Credito di imposta energia e gas: compensazione con acconti Ires su base previsionale
Il credito d’imposta energia e gas, riconosciuto all’art. 6 del D.L. 115/2022, relativo al terzo trimestre 2022 può essere utilizzato in compensazione per il pagamento degli acconti dovuti per l’imposta sul reddito delle società calcolati con il metodo previsionale - in luogo del metodo storico – ma in nessun caso il versamento dell’acconto, qualora eccedente rispetto a quanto effettivamente dovuto, potrà consentire il rimborso della relativa imposta o un effetto trascinamento tale per cui il credito utilizzato in compensazione venga utilizzato dopo il 30 giugno 2023.
A chiarirlo è l’Agenzia delle Entrate con la risposta ad Interpello n. 8 del 10 gennaio 2023.
Nel caso specifico, l’Istante - in qualità di consolidante - aderisce al regime di tassazione del consolidato fiscale nazionale con altre società: una di queste, sta maturando sul terzo trimestre dell'esercizio 2022 un credito d'imposta riconosciuto a favore delle imprese energivore. Nell'impossibilità della compensazione, tale credito verrà ceduto alla società istante, seguendo le procedure di cui al Provvedimento prot. n.253445/2022.
Per sfruttare il credito d’imposta, la società consolidante prevede di versare anticipatamente l’imposta ires che è stata calcolata su base previsionale ed è risultata maggiore rispetto a quanto dovuto con il metodo storico.
L’articolo 6 del Decreto Legge n. 115/2022 prevede che:
- il credito può essere utilizzato solo in compensazione
- il credito non sconta i limiti quantitativi delle ordinarie compensazioni ex art. 17 del D.Lgs. 241/1997 (può eccedere – per ipotesi - i due milioni di euro previsti dall'art. 34, c. 1, della L. 388/2000).
- per l'utilizzo del credito, dopo il 16 marzo 2023, è richiesta una comunicazione all'Agenzia delle entrate del quantum del credito stesso, maturato nel 2022;
In nessun caso, ove non utilizzato entro il 30 giugno 2023, il credito può dare luogo a rimborso, sia diretto (ossia del residuo non speso), sia indiretto (ovvero del versamento d'imposta, risultato poi eccedente rispetto al dovuto, effettuato tramite utilizzo in compensazione del credito stesso).

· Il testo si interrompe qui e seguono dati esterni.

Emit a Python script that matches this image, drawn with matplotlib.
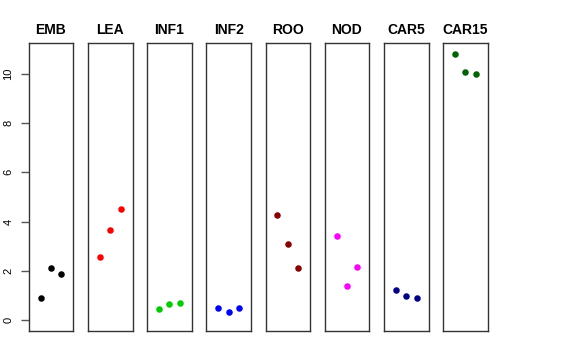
import matplotlib
matplotlib.use('Agg')
import matplotlib.pyplot as plt

tissues = ['EMB', 'LEA', 'INF1', 'INF2', 'ROO', 'NOD', 'CAR5', 'CAR15']
colors = ['black', 'red', '#00CD00', 'blue', '#8B0000', 'magenta', '#00008B', '#006400']
values = [
    [0.89, 2.13, 1.90],
    [2.57, 3.66, 4.52],
    [0.47, 0.66, 0.70],
    [0.50, 0.35, 0.51],
    [4.27, 3.09, 2.11],
    [3.44, 1.39, 2.16],
    [1.24, 0.99, 0.89],
    [10.81, 10.08, 10.00],
]
reps = [1, 2, 3]

W, H = 576, 360
fig = plt.figure(figsize=(W / 100, H / 100), dpi=100)

left0 = 28.7
step = 59.2
pw = 44.6
top = 43.3
bottom = 331.0

for i, (name, col, vals) in enumerate(zip(tissues, colors, values)):
    x0 = left0 + i * step
    ax = fig.add_axes([x0 / W, (H - bottom) / H, pw / W, (bottom - top) / H])
    ax.scatter(reps, vals, s=22, color=col, zorder=3, linewidths=0)
    ax.set_xlim(-0.16, 4.16)
    ax.set_ylim(-0.43, 11.23)
    ax.set_xticks([])
    for sp in ax.spines.values():
        sp.set_color('#333333')
        sp.set_linewidth(1.0)
    ax.set_title(name, fontsize=10, fontweight='bold', pad=6.5,
                 family=['Liberation Sans', 'DejaVu Sans'])
    if i == 0:
        ax.set_yticks([0, 2, 4, 6, 8, 10])
        ax.tick_params(axis='y', length=6, width=1, color='#555555', labelsize=8, pad=5)
        for lab in ax.get_yticklabels():
            lab.set_rotation(90)
            lab.set_va('center')
            lab.set_family(['Liberation Sans', 'DejaVu Sans'])
    else:
        ax.set_yticks([])

fig.savefig('out.png', dpi=100)
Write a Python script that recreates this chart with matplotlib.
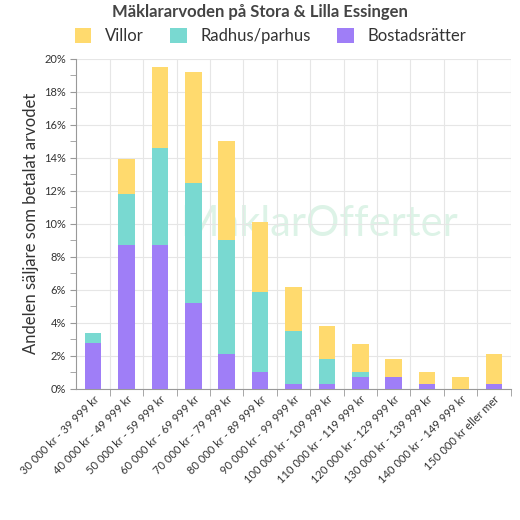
import matplotlib
matplotlib.use("Agg")
import matplotlib.pyplot as plt
import numpy as np

plt.rcParams['font.family'] = ['Lato', 'DejaVu Sans']

categories = ["30 000 kr - 39 999 kr", "40 000 kr - 49 999 kr", "50 000 kr - 59 999 kr",
              "60 000 kr - 69 999 kr", "70 000 kr - 79 999 kr", "80 000 kr - 89 999 kr",
              "90 000 kr - 99 999 kr", "100 000 kr - 109 999 kr", "110 000 kr - 119 999 kr",
              "120 000 kr - 129 999 kr", "130 000 kr - 139 999 kr", "140 000 kr - 149 999 kr",
              "150 000 kr eller mer"]
bostadsratter = [2.8, 8.7, 8.7, 5.2, 2.1, 1.0, 0.3, 0.3, 0.7, 0.7, 0.3, 0.0, 0.3]
radhus = [0.6, 3.1, 5.9, 7.3, 6.9, 4.9, 3.2, 1.5, 0.3, 0.0, 0.0, 0.0, 0.0]
villor = [0.0, 2.1, 4.9, 6.7, 6.0, 4.2, 2.7, 2.0, 1.7, 1.1, 0.7, 0.7, 1.8]

c_b = "#9f7ef7"
c_r = "#79d9d1"
c_v = "#ffda6e"

fig = plt.figure(figsize=(5.2, 5.2), dpi=100)
ax = fig.add_axes([0.147, 0.252, 0.835, 0.635])
x = np.arange(len(categories))
b = np.array(bostadsratter)
r = np.array(radhus)
v = np.array(villor)
ax.bar(x, b, 0.5, color=c_b, label="Bostadsrätter", zorder=3)
ax.bar(x, r, 0.5, bottom=b, color=c_r, label="Radhus/parhus", zorder=3)
ax.bar(x, v, 0.5, bottom=b + r, color=c_v, label="Villor", zorder=3)

ax.set_xlim(-0.5, len(categories) - 0.5)
ax.set_ylim(0, 20)
ax.set_yticks(range(0, 21, 2))
ax.set_yticklabels([f"{t}%" for t in range(0, 21, 2)], fontsize=8, color="#333333")
ax.set_yticks(range(1, 20, 2), minor=True)
ax.set_xticks(x)
ax.set_xticklabels(categories, rotation=45, ha="right", rotation_mode="anchor", fontsize=8, color="#333333")
ax.set_xticks(x + 0.5, minor=True)
ax.tick_params(axis="x", which="major", length=0)
ax.tick_params(axis="x", which="minor", length=5, color="#999999")
ax.tick_params(axis="y", which="both", length=4, color="#999999")
ax.grid(axis="y", color="#e6e6e6", linewidth=0.8, zorder=0)
ax.grid(axis="x", which="minor", color="#e6e6e6", linewidth=0.8, zorder=0)
for s in ["top", "right"]:
    ax.spines[s].set_visible(False)
for s in ["left", "bottom"]:
    ax.spines[s].set_color("#999999")
ax.set_ylabel("Andelen säljare som betalat arvodet", fontsize=12, color="#333333")

ax.text(0.56, 0.5, "MäklarOfferter", transform=ax.transAxes, fontsize=30,
        color="#cfeedd", alpha=0.7, ha="center", va="center", zorder=1)

fig.text(0.5, 0.977, "Mäklararvoden på Stora & Lilla Essingen", ha="center", va="center",
         fontsize=12, fontweight="bold", color="#444444")
h, l = ax.get_legend_handles_labels()
fig.legend(h[::-1], l[::-1], loc="center", bbox_to_anchor=(0.52, 0.93), ncol=3, frameon=False,
           fontsize=12, handlelength=1.0, handleheight=1.0, columnspacing=1.6, labelcolor="#333333")

fig.savefig("out.png", dpi=100)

Per quanto riguarda il metodo di calcolo dell’acconto, l’Agenzia delle Entrate ha chiarito che: “In linea generale, il calcolo dell'acconto è effettuato sulla base dell'imposta dovuta per l'anno precedente, al netto di detrazioni, crediti d'imposta e ritenute d'acconto risultanti dalla relativa dichiarazione dei redditi (''metodo ''storico''). In alternativa, coloro che, per l'anno in corso, presumono di avere un risultato economico inferiore rispetto all'anno precedente possono ricorrere al metodo ''previsionale''. In tal caso il calcolo viene effettuato sulla base dell'imposta presumibilmente dovuta per l'anno in corso, considerando, quindi, i redditi che il contribuente ipotizza di realizzare, nonché gli oneri deducibili e detraibili che dovrebbero essere sostenuti, i crediti d'imposta e le ritenute d'acconto. Questa scelta può comportare la riduzione o il non pagamento dell'acconto, ma, al contempo, espone il contribuente alrischio di effettuare i versamenti in acconto in misura inferiore rispetto a quanto realmente dovuto e l'eventuale successiva applicazione di sanzioni e interessi sulla differenza non versata.”
Tuttavia, non vi è alcuna preclusione legislativa al versamento dell'acconto calcolato con il metodo previsionale, laddove il relativo ammontare superi quanto sarebbe dovuto utilizzando il metodo storico. Dunque, non ci sono criticità circa la legittimità dell’utilizzo del credito da parte della società consolidante.